◆ Given task ◆
Pick out every line that holds the string "chart" and copy it.

◆ Dataset section ◆
<<<<

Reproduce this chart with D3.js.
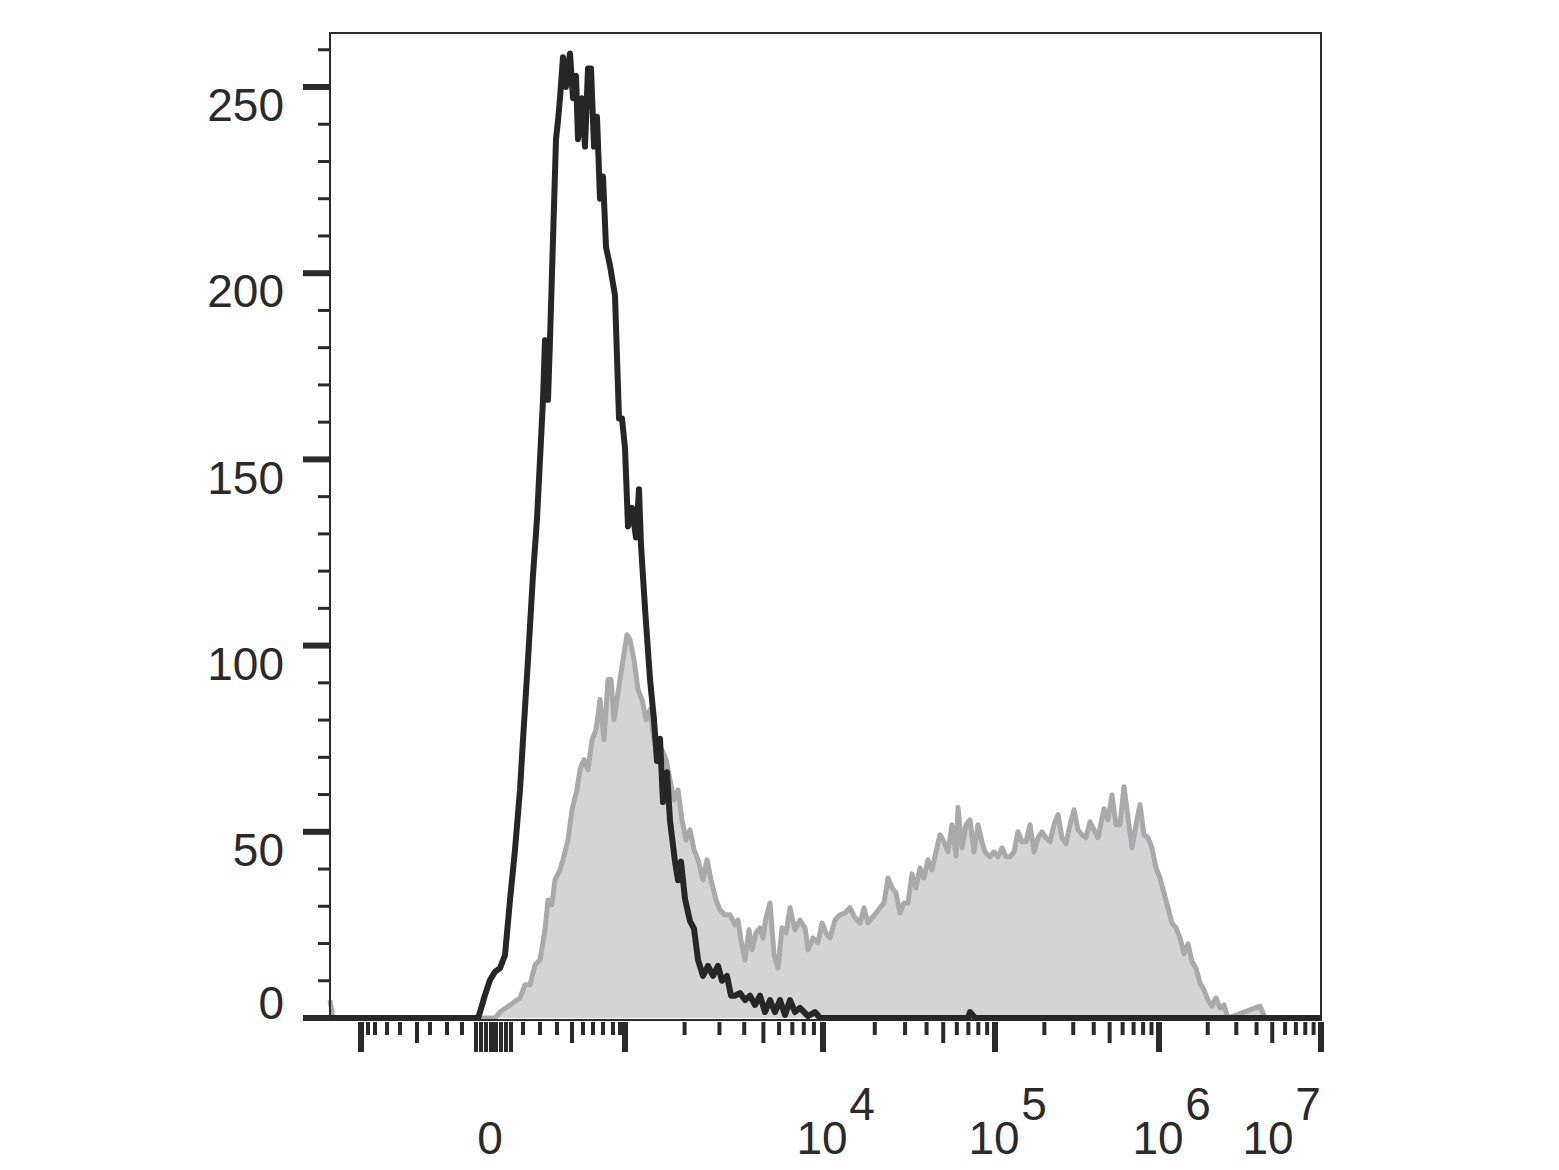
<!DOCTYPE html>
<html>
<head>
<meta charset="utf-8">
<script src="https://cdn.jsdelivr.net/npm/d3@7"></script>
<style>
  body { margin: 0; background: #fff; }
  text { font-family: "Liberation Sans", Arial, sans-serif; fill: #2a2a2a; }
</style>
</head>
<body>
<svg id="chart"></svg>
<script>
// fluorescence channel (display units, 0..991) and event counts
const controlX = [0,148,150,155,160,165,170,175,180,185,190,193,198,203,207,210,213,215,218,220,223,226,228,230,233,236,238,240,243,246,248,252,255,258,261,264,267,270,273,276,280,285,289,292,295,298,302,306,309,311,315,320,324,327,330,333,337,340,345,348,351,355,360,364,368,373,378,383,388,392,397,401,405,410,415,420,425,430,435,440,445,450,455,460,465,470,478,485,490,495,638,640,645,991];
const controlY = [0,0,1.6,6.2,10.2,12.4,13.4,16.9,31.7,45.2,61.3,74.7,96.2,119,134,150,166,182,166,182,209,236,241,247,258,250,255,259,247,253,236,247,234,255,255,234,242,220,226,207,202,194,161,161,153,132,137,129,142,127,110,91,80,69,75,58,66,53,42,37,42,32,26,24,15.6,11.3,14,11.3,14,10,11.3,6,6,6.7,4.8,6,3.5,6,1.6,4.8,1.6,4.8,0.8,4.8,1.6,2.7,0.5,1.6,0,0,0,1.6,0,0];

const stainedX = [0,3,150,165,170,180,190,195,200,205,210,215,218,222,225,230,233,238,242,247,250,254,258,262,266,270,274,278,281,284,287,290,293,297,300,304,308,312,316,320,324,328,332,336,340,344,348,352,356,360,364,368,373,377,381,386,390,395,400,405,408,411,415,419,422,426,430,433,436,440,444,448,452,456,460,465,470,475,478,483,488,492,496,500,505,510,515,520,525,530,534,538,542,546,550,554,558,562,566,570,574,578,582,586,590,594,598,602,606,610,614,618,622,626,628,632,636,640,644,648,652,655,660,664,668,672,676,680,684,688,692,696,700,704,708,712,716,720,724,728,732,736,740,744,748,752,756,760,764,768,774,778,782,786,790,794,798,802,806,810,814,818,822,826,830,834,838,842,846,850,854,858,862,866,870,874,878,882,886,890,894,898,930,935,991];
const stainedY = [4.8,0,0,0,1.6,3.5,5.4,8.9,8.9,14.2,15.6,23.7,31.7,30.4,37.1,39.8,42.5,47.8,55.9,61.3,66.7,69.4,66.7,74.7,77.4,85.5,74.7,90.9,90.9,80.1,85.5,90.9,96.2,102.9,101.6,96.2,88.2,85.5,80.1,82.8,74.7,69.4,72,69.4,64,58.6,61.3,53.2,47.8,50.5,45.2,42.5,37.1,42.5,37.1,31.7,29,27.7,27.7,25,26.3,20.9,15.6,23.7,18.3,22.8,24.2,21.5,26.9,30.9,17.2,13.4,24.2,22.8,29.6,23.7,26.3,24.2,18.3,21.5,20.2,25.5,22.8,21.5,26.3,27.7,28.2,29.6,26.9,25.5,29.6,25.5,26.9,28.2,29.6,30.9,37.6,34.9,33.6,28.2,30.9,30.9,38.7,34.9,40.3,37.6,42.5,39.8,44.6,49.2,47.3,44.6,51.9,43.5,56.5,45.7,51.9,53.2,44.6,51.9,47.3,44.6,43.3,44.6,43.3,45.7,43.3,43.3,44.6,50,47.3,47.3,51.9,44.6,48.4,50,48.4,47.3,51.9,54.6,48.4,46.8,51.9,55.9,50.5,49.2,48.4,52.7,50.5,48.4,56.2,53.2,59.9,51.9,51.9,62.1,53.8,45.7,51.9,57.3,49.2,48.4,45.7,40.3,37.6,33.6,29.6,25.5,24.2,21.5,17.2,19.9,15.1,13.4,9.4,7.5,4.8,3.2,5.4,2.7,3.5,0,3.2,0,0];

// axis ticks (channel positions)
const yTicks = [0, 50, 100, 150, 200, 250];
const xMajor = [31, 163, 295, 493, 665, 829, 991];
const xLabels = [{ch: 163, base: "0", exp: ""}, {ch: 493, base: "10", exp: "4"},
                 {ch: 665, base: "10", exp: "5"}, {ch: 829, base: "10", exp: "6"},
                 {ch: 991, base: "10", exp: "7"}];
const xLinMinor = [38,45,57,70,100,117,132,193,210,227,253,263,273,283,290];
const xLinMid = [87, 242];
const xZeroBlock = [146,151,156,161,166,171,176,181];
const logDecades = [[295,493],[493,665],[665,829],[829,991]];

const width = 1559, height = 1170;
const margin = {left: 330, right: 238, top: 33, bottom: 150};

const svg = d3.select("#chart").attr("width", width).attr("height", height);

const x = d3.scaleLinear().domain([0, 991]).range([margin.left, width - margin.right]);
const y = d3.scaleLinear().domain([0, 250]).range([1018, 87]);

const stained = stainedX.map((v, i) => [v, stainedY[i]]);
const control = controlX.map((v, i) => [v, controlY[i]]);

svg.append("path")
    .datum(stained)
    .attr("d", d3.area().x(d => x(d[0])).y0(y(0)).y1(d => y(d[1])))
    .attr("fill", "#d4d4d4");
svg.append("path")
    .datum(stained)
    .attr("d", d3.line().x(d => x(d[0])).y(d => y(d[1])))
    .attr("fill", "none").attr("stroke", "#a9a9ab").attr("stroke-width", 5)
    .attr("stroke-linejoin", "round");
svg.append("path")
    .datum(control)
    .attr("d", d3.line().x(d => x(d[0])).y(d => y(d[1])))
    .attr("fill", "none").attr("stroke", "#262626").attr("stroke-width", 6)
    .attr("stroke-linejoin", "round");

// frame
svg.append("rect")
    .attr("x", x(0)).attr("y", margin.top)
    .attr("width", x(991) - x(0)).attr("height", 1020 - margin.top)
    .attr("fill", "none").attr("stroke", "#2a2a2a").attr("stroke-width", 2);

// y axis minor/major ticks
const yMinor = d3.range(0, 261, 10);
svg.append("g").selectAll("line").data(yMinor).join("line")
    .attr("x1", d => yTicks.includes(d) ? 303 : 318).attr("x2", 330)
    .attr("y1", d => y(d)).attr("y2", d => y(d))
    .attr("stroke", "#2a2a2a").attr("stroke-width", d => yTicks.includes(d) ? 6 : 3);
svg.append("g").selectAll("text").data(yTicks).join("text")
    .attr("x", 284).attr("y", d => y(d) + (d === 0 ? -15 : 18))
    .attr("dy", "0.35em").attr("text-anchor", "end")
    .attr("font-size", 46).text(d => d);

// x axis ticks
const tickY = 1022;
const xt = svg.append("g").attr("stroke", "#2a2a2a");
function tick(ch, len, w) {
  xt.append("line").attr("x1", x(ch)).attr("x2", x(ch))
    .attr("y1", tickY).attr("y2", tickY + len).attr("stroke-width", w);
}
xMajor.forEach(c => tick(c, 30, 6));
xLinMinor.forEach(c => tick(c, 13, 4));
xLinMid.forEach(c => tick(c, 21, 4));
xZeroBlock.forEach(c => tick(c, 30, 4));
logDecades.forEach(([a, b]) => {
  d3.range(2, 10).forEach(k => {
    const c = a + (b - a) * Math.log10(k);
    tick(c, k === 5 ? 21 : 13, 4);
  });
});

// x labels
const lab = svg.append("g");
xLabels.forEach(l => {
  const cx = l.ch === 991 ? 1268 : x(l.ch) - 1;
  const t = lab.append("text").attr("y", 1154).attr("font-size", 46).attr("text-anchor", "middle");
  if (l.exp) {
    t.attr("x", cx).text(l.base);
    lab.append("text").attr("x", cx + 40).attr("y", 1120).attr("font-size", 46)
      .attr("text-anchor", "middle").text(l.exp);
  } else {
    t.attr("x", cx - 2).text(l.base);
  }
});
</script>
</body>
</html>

>>>>

◆ The completed task ◆
Reproduce this chart with D3.js.
<svg id="chart"></svg>
const svg = d3.select("#chart").attr("width", width).attr("height", height);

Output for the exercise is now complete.